Dr Krueger proposed a keyboard the size of a small wall, each key a mini- punchbag, where employees could keep up the keystrokes while getting some Prince Naseem-style exercise. So why has no forward-thinking entrepreneur acted upon his foresight and begun producing computer keyboards in a joint marketing deal with boxing promoter Don King? No doubt they all realised that sales would fall off when a certain type of manager realised that the next time he asked his secretary to go out and find a little something for the wife's birthday he might be met not with grudging compliance, but with a flying drop-kick to the chest.
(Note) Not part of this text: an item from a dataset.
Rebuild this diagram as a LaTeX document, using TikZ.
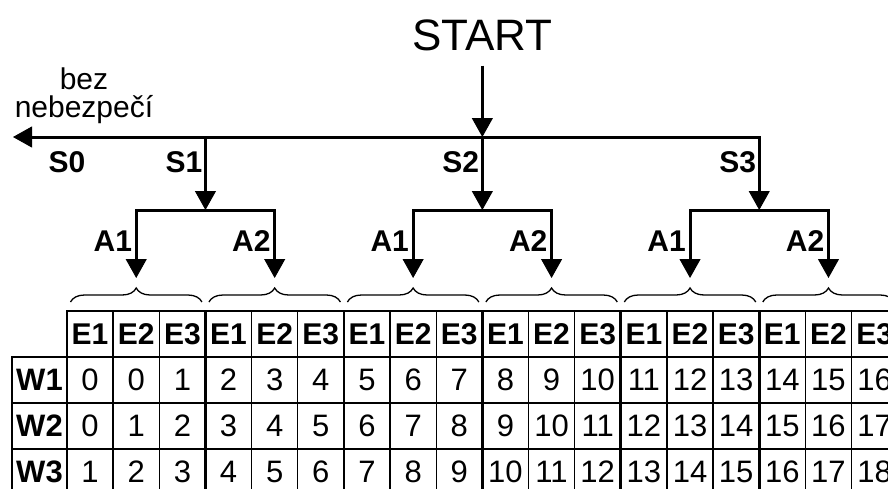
\documentclass[tikz,border=0pt]{standalone}
\usepackage{fontspec}
\setmainfont{Liberation Sans}
\usetikzlibrary{arrows.meta,decorations.pathreplacing}
\begin{document}
\begin{tikzpicture}[x=1pt,y=-1pt,
  flow/.style={line width=3pt,line join=miter},
  tipend/.style={-{Triangle[length=19pt,width=21pt,line width=1pt]}},
  tipboth/.style={{Triangle[length=19pt,width=21pt,line width=1pt]}-{Triangle[length=19pt,width=21pt,line width=1pt]}},
  lbl/.style={inner sep=0pt,font=\bfseries\fontsize{30}{32}\selectfont},
  txt/.style={inner sep=0pt,font=\fontsize{30}{32}\selectfont},
  headcell/.style={inner sep=0pt,font=\bfseries\fontsize{30}{32}\selectfont},
  rowcell/.style={inner sep=0pt,font=\bfseries\fontsize{31}{33}\selectfont},
  numcell/.style={inner sep=0pt,font=\fontsize{31}{33}\selectfont},
  thinrule/.style={line width=1.4pt},
  midrule/.style={line width=2pt,line cap=rect},
  thickrule/.style={line width=2.8pt,line cap=rect},
  bracestyle/.style={line width=1.3pt,decorate,decoration={brace,amplitude=14pt}}
]
\useasboundingbox (0,0) rectangle (888,488);
\clip (0,0) rectangle (888,488);

\def\cw{46.15}
% ---------- START and main line ----------
\node[inner sep=0pt,font=\fontsize{44}{48}\selectfont,anchor=base] (start) at ({67+9*\cw},50) {START};
\coordinate (s0tip) at (13,137);
\coordinate (jS1) at ({67+3*\cw},137);
\coordinate (jS2) at ({67+9*\cw},137);
\coordinate (jS3) at ({67+15*\cw},137);
\coordinate (bS1) at ({67+3*\cw},210);
\coordinate (bS2) at ({67+9*\cw},210);
\coordinate (bS3) at ({67+15*\cw},210);

\draw[flow,tipend] ([yshift=-15pt]start.south) -- (jS2);
\draw[flow,tipboth] (s0tip) -- (jS3) -- (bS3);
\draw[flow,tipend] (jS1) -- (bS1);
\draw[flow,tipend] (jS2) -- (bS2);

% labels on main line
\node[txt,anchor=base] (bez1) at (84,89) {bez};
\node[txt,anchor=base] (bez2) at (84,117) {nebezpečí};
\node[lbl,anchor=base] (s0) at (67,172) {S0};
\node[lbl,anchor=base east] (s1) at ([xshift=-3pt]jS1 |- 0,172) {S1};
\node[lbl,anchor=base east] (s2) at ([xshift=-3pt]jS2 |- 0,172) {S2};
\node[lbl,anchor=base east] (s3) at ([xshift=-3pt]jS3 |- 0,172) {S3};

% ---------- A brackets ----------
\foreach \g in {1,2,3} {
  \pgfmathsetmacro\xl{67+(6*\g-6+1.5)*\cw}
  \pgfmathsetmacro\xr{67+(6*\g-6+4.5)*\cw}
  \coordinate (tL\g) at (\xl,278);
  \coordinate (tR\g) at (\xr,278);
  \coordinate (cL\g) at (\xl,210);
  \coordinate (cR\g) at (\xr,210);
  \draw[flow,tipboth] (tL\g) -- (cL\g) -- (cR\g) -- (tR\g);
  \node[lbl,anchor=base east] (aL\g) at ([xshift=-4pt]\xl,251) {A1};
  \node[lbl,anchor=base east] (aR\g) at ([xshift=-4pt]\xr,251) {A2};
}

% ---------- braces ----------
\foreach \k in {0,...,5} {
  \pgfmathsetmacro\bl{67+3*\k*\cw+3.5}
  \pgfmathsetmacro\br{67+3*(\k+1)*\cw-3.5}
  \draw[bracestyle] (\bl,302) -- (\br,302);
}

% ---------- table ----------
\foreach \k in {0,...,18} {
  \pgfmathsetmacro\xx{67+\k*\cw}
  \draw[thinrule] (\xx,311) -- (\xx,495);
}
\draw[midrule] (12,403) -- ({67+18*\cw},403);
\draw[midrule] (12,449) -- ({67+18*\cw},449);
\draw[midrule] (12,495) -- ({67+18*\cw},495);
\foreach \k in {0,3,...,18} {
  \pgfmathsetmacro\xx{67+\k*\cw}
  \draw[thickrule] (\xx,311) -- (\xx,495);
}
\draw[thickrule] (67,311) -- ({67+18*\cw},311);
\draw[thickrule] (12,357) -- ({67+18*\cw},357);
\draw[thickrule] (12,357) -- (12,495);

\foreach \i in {0,...,17} {
  \pgfmathsetmacro\xc{67+(\i+0.5)*\cw}
  \pgfmathtruncatemacro\e{mod(\i,3)+1}
  \node[headcell] (e\i) at (\xc,334) {E\e};
  \pgfmathtruncatemacro\va{max(\i-1,0)}
  \pgfmathtruncatemacro\vb{\i}
  \pgfmathtruncatemacro\vc{\i+1}
  \node[numcell] (na\i) at (\xc,380) {\va};
  \node[numcell] (nb\i) at (\xc,426) {\vb};
  \node[numcell] (nc\i) at (\xc,472) {\vc};
}
\node[rowcell] (w1) at (39.5,380) {W1};
\node[rowcell] (w2) at (39.5,426) {W2};
\node[rowcell] (w3) at (39.5,472) {W3};
\end{tikzpicture}
\end{document}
Tony BLAIR, we are led to believe, sees the "Tiger Economies" of the Far East as models that Britain would do well to emulate. No doubt, then, that he will have alerted the Home Secretary, Jack Straw, to Malaysia's latest crime-busting initiative. Convicted litterers in Malaysia will be required to sweep the streets wearing T-shirts bearing the message "I am a litterbug". It's bound to catch on here. Ernest Saunders could have a commemorative shirt bearing the logo "I can't really remember what I did but as soon as I got out I felt much better". As a temporary resident of a Tiger Economy nation, Nick Leeson is probably already resplendent in a shirt that says "I might be locked up in a cell with 25 others but I'm going to make a fortune from the movie rights when I get out". But the shirt de la shirt will be on display in gyms across the Square Mile, where City boys will be wearing, as icons of their prowess, designer cotton numbers adorned with the words: "I drank two bottles of Krug, did six lines of coke, wrapped the Porsche round a lampost, posted pounds 50,000 bail with the platinum AmEx and got probation after I turned in the guy on the next desk for making a nifty pounds 5m on an insider trading deal."